IBM watsonx Orchestrate is an enterprise AI agent orchestration platform for building, deploying and coordinating AI agents across business workflows such as HR, procurement, IT and sales, aimed at larger organizations — often already invested in IBM or hybrid-cloud infrastructure — that want governed, multi-agent automation rather than a single standalone assistant.
Who it's for
watsonx Orchestrate targets enterprises that need AI agents to act across multiple business functions with strong governance and hybrid-cloud flexibility — think large IT, HR, procurement and sales-operations teams at organizations with existing IBM relationships or strict data-residency and deployment requirements. Its combination of a no-code builder for business users and a pro-code Agent Development Kit for developers makes it approachable for mixed teams, though organizations without enterprise-scale governance needs may find lighter-weight, more self-serve agent builders faster to adopt.
How it works
Business users can create basic agents in minutes with a no-code, drag-and-drop Agent Builder, while developers use the watsonx Orchestrate Agent Development Kit (ADK) to build more custom agents with Python, OpenAPI specifications, or visual flow tools. Multi-agent orchestration lets these agents collaborate across workflows, and the platform connects to more than 700 prebuilt integrations and partner agents spanning systems like Microsoft 365, Salesforce, SAP and Workday, so agents can retrieve data and trigger actions across a company's existing software estate.
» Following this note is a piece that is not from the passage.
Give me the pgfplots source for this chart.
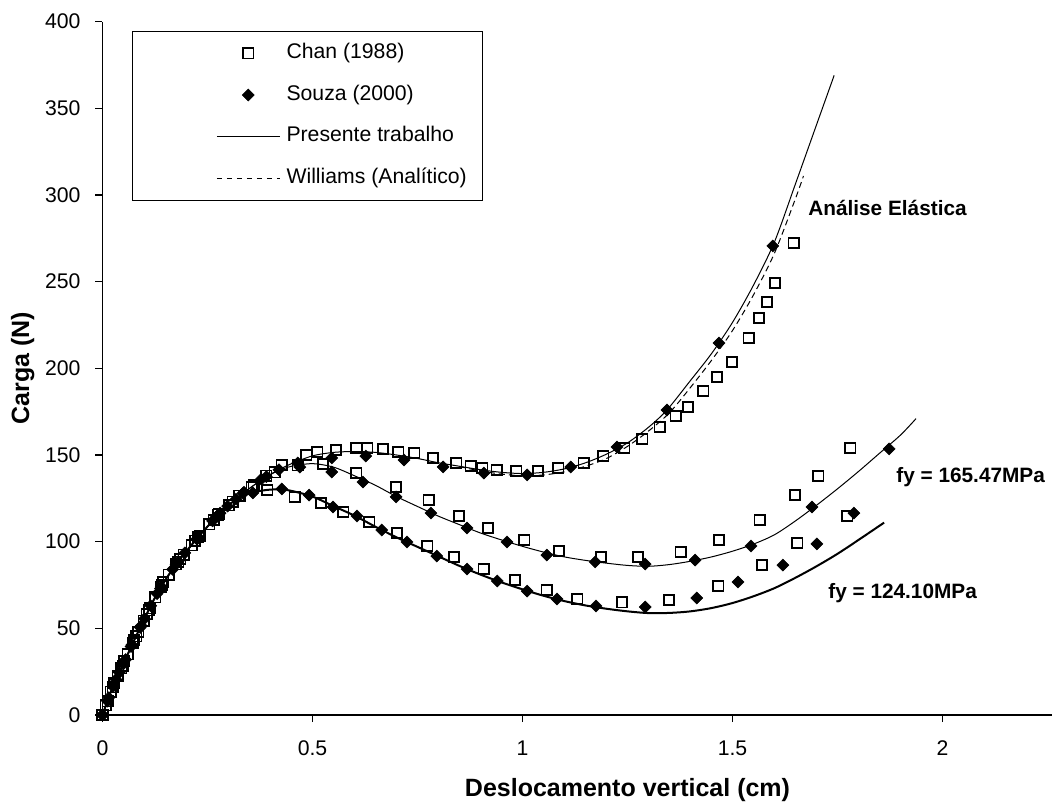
\documentclass[border=0pt]{standalone}
\usepackage{fontspec}
\setmainfont{Liberation Sans}
\usepackage{pgfplots}
\pgfplotsset{compat=1.18}

% legend sample: 31pt long, pushed right inside the box
\pgfplotsset{
  legline/.style={legend image code/.code={%
    \path (-34pt,0pt);
    \draw[mark repeat=2,mark phase=2,##1] plot coordinates {(0pt,0pt) (15.65pt,0pt) (31.3pt,0pt)};}},
  chan/.style={only marks, black, mark=square, mark size=2.6pt, mark options={line width=0.8pt, solid}},
  souza/.style={only marks, black, mark=square*, mark size=2.1pt, mark options={rotate=45, fill=black, line width=0.3pt}},
}

\begin{document}
\begin{tikzpicture}
\begin{axis}[
    scale only axis,
    width=474.6pt, height=346.67pt,
    xmin=0, xmax=2.26,
    ymin=0, ymax=400,
    axis lines*=left,
    x axis line style={line width=1pt},
    y axis line style={line width=0.6pt},
    xtick={0,0.5,1,1.5,2},
    ytick={0,50,100,150,200,250,300,350,400},
    tick align=outside,
    major tick length=3.5pt,
    every tick/.style={black, line width=0.6pt},
    tick label style={font=\fontsize{10.6}{12}\selectfont},
    xticklabel style={yshift=-6pt},
    yticklabel style={xshift=-4pt},
    /pgf/number format/assume math mode=true,
    xlabel={Deslocamento vertical (cm)},
    ylabel={Carga (N)},
    label style={font=\fontsize{12.5}{15}\selectfont\bfseries},
    xlabel style={at={(axis description cs:0.5531,-0.1178)}, anchor=base},
    ylabel style={at={(axis description cs:-0.0774,0.5)}, anchor=base},
    legend style={
        at={(axis description cs:0.0308,0.9871)}, anchor=north west,
        draw=black, line width=0.6pt,
        inner xsep=8pt, inner ysep=6.2pt,
        font=\fontsize{10.6}{12}\selectfont,
        row sep=10.9pt,
        nodes={inner sep=0pt, text height=7.5pt, text depth=2.4pt},
        /tikz/every odd column/.append style={column sep=3.2pt},
    },
    legend cell align=left,
    clip=false,
]

% ---- Chan (1988), elastic
\addplot[chan, forget plot] coordinates {
(0,0) (0.012,8) (0.024,16) (0.036,22.5) (0.048,28.5) (0.060,35) (0.072,41.5)
(0.085,48) (0.098,54.5) (0.112,61.5) (0.126,68) (0.142,75) (0.158,81) (0.175,87)
(0.193,92.5) (0.212,98) (0.232,103.5) (0.254,110) (0.277,116) (0.301,121)
(0.327,126.5) (0.355,131.5) (0.390,138)
(0.427,144.2) (0.485,150.0) (0.511,151.7) (0.556,152.9) (0.604,154.0) (0.630,154.0)
(0.668,153.5) (0.704,151.7) (0.742,151.2) (0.787,148.3) (0.842,145.4) (0.877,143.7)
(0.904,142.5) (0.939,141.3) (0.985,140.8) (1.037,140.8) (1.085,142.5) (1.146,145.4)
(1.192,149.4) (1.242,154.0) (1.285,159.2) (1.327,166.2) (1.365,172.5) (1.394,177.7)
(1.430,186.9) (1.463,195.0) (1.499,203.7) (1.539,217.5) (1.563,229.0) (1.582,238.3)
(1.601,249.2) (1.646,272.3)
};
% ---- Chan (1988), fy = 165.47 MPa
\addplot[chan, forget plot] coordinates {
(0,0) (0.020,13.5) (0.045,27) (0.075,43) (0.105,58) (0.140,74) (0.180,88.5)
(0.220,100.5) (0.265,112.5) (0.310,123) (0.360,132.5) (0.410,140) (0.465,144)
(0.525,144.8) (0.604,139.6) (0.699,131.5) (0.777,124.0) (0.849,114.8) (0.918,107.9)
(1.004,101.0) (1.087,94.6) (1.187,91.2) (1.275,91.2) (1.377,94.0) (1.468,101.0)
(1.565,112.5) (1.649,126.9) (1.704,137.9) (1.780,154.0)
};
% ---- Chan (1988), fy = 124.10 MPa
\addplot[chan, forget plot] coordinates {
(0,0) (0.008,5.5) (0.028,18.5) (0.052,31) (0.080,45.5) (0.110,60.5) (0.145,76.5)
(0.185,90) (0.228,102.5) (0.275,115.5) (0.325,126.5)
(0.392,129.8) (0.458,125.8) (0.520,122.3) (0.573,117.1) (0.635,111.3) (0.701,105.0)
(0.773,97.5) (0.837,91.2) (0.908,84.2) (0.982,77.9) (1.058,72.1) (1.130,66.9)
(1.237,65.1) (1.349,66.3) (1.466,74.4) (1.570,86.5) (1.654,99.2) (1.773,114.8)
};

% ---- Souza (2000), elastic
\addplot[souza, forget plot] coordinates {
(0,0) (0.015,10) (0.032,20.5) (0.050,29.5) (0.070,40.5) (0.092,51.5) (0.115,63)
(0.140,74) (0.167,84) (0.196,93.5) (0.228,102.5) (0.262,112) (0.298,120.5)
(0.337,128.5) (0.378,136) (0.420,141.5)
(0.465,145.4) (0.546,148.3) (0.627,149.4) (0.718,147.1) (0.811,143.1) (0.908,139.6)
(1.011,138.5) (1.115,143.1) (1.225,154.6) (1.344,176.0) (1.468,214.6) (1.596,270.6)
};
% ---- Souza (2000), fy = 165.47 MPa
\addplot[souza, forget plot] coordinates {
(0,0) (0.025,16.5) (0.055,32) (0.090,50.5) (0.130,70) (0.175,87) (0.225,101.5)
(0.280,116.5) (0.335,128) (0.390,137.5) (0.470,143)
(0.546,140.2) (0.620,134.4) (0.699,125.8) (0.782,116.5) (0.868,107.9) (0.963,99.8)
(1.058,92.3) (1.173,88.3) (1.292,87.1) (1.411,89.4) (1.544,97.5) (1.689,120.0)
(1.873,153.5)
};
% ---- Souza (2000), fy = 124.10 MPa
\addplot[souza, forget plot] coordinates {
(0,0) (0.012,8) (0.040,24.5) (0.068,39.5) (0.100,55.5) (0.138,73) (0.180,88.5)
(0.225,101.5) (0.272,114.5) (0.318,124.5)
(0.358,128.1) (0.427,130.4) (0.492,126.9) (0.549,120.0) (0.606,114.8) (0.665,106.7)
(0.725,99.8) (0.796,91.7) (0.868,84.2) (0.940,77.3) (1.011,71.5) (1.082,66.9)
(1.175,62.9) (1.292,62.3) (1.415,67.5) (1.513,76.7) (1.620,86.5) (1.701,98.7)
(1.789,116.5)
};

% ---- Presente trabalho: elastic analysis
\addplot[black, line width=0.5pt, smooth, forget plot] coordinates {
(0,0) (0.02,13.5) (0.04,24.5) (0.06,35) (0.08,45.5) (0.10,55.5) (0.12,65.5)
(0.15,78) (0.18,88.5) (0.21,97.5) (0.24,106) (0.27,114) (0.30,121) (0.33,127)
(0.36,132.5) (0.39,137.5) (0.42,141.5) (0.45,145) (0.50,149.5) (0.55,151.5)
(0.60,152) (0.65,151.5) (0.70,150) (0.75,148) (0.80,145.5) (0.85,143.5) (0.90,141.5)
(0.95,140) (1.00,139.3) (1.05,140) (1.10,142) (1.15,145.5) (1.20,150.5) (1.25,157)
(1.30,166) (1.344,176) (1.40,193) (1.45,208.5) (1.50,226.5) (1.55,248) (1.60,273)
(1.65,306.5) (1.70,340.5) (1.742,369)
};
% ---- Williams (analytical)
\addplot[black, line width=0.5pt, dash pattern=on 3pt off 2pt, smooth, forget plot] coordinates {
(0.85,143.3) (0.90,140.8) (0.95,139) (1.00,138) (1.05,138.5) (1.10,140.3)
(1.15,143.5) (1.20,148) (1.25,155) (1.30,163.8) (1.35,174.4) (1.40,189) (1.45,204.6)
(1.50,221.8) (1.55,242.4) (1.60,266.5) (1.65,298) (1.669,311)
};
% ---- Presente trabalho: fy = 165.47 MPa
\addplot[black, line width=0.5pt, smooth, forget plot] coordinates {
(0,0) (0.02,13.5) (0.04,24.5) (0.06,35) (0.08,45.5) (0.10,55.5) (0.12,65.5)
(0.15,78) (0.18,88.5) (0.21,97.5) (0.24,106) (0.27,114) (0.30,121) (0.33,127)
(0.36,132.5) (0.39,137.5) (0.42,141) (0.45,143.5) (0.50,145) (0.55,143) (0.60,138)
(0.65,132.5) (0.70,126) (0.75,120.3) (0.80,114.7) (0.85,109.8) (0.90,105) (0.95,101)
(1.00,97.3) (1.05,94) (1.10,91.2) (1.15,89.2) (1.20,87.6) (1.25,86.3) (1.30,85.8)
(1.35,86.8) (1.40,88.7) (1.45,91.2) (1.50,94.5) (1.55,98.6) (1.60,104) (1.65,112)
(1.70,121) (1.75,130.5) (1.80,140.5) (1.85,151) (1.90,161.5) (1.937,171)
};
% ---- Presente trabalho: fy = 124.10 MPa
\addplot[black, line width=1pt, smooth, forget plot] coordinates {
(0,0) (0.02,13.5) (0.04,24.5) (0.06,35) (0.08,45.5) (0.10,55.5) (0.12,65.5)
(0.15,78) (0.18,88.5) (0.21,97.5) (0.24,106) (0.27,114) (0.30,121) (0.33,126)
(0.36,128.5) (0.39,129.8) (0.42,130.2) (0.45,129.3) (0.50,126) (0.55,120.5)
(0.60,115) (0.65,108.6) (0.70,102.5) (0.75,97) (0.80,91.5) (0.85,86) (0.90,81)
(0.95,76.5) (1.00,72.5) (1.05,68.8) (1.10,65.7) (1.15,63.2) (1.20,61.3) (1.25,59.8)
(1.30,58.8) (1.35,58.9) (1.40,59.8) (1.45,61.7) (1.50,64.6) (1.55,68.5) (1.60,73.2)
(1.65,79.2) (1.70,85.8) (1.75,93) (1.80,101) (1.861,111)
};

% legend entries
\addlegendimage{chan, legline}
\addlegendentry{Chan (1988)}
\addlegendimage{souza, legline}
\addlegendentry{Souza (2000)}
\addlegendimage{black, line width=0.6pt, legline}
\addlegendentry{Presente trabalho}
\addlegendimage{black, line width=0.5pt, dash pattern=on 2.5pt off 2.5pt, legline}
\addlegendentry{Williams (Analítico)}

% curve labels
\node[font=\fontsize{10.4}{12}\selectfont\bfseries, anchor=base] at (axis cs:1.869,287.9) {Análise Elástica};
\node[font=\fontsize{10.4}{12}\selectfont\bfseries, anchor=base] at (axis cs:2.067,134.0) {fy = 165.47MPa};
\node[font=\fontsize{10.4}{12}\selectfont\bfseries, anchor=base] at (axis cs:1.905,67.3) {fy = 124.10MPa};

\end{axis}
\pgfresetboundingbox
\path[use as bounding box] (-51.25pt,-43.5pt) rectangle (474.75pt,357.5pt);
\end{tikzpicture}
\end{document}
Deployment is flexible: watsonx Orchestrate runs as fully managed SaaS on IBM Cloud or AWS, or on-premises within a customer's own infrastructure, reflecting IBM's hybrid-cloud enterprise focus.
Pricing
watsonx Orchestrate is a paid enterprise product; IBM doesn't publish one universal number we can confirm as a fixed starting price in our data, and packaging includes multiple tiers with custom, sales-quoted pricing for higher tiers. Because IBM enterprise software pricing varies by tier, usage and deployment model (SaaS vs. on-premises), check IBM's current watsonx Orchestrate pricing page or talk to an IBM account team for an accurate quote.
Strengths and trade-offs
watsonx Orchestrate's core strengths are integration breadth (700+ prebuilt connectors to major enterprise systems), genuine multi-agent orchestration, and deployment flexibility that spans IBM Cloud, AWS and on-premises — a combination that appeals to large, hybrid-cloud enterprises with strict governance requirements. The trade-off is that it's built for exactly that audience: pricing isn't self-serve or transparent up front, the platform assumes enterprise-scale rollout and governance rather than a quick individual pilot, and organizations without an existing IBM or hybrid-cloud strategy may find a lighter, more self-serve agent platform faster to get started with.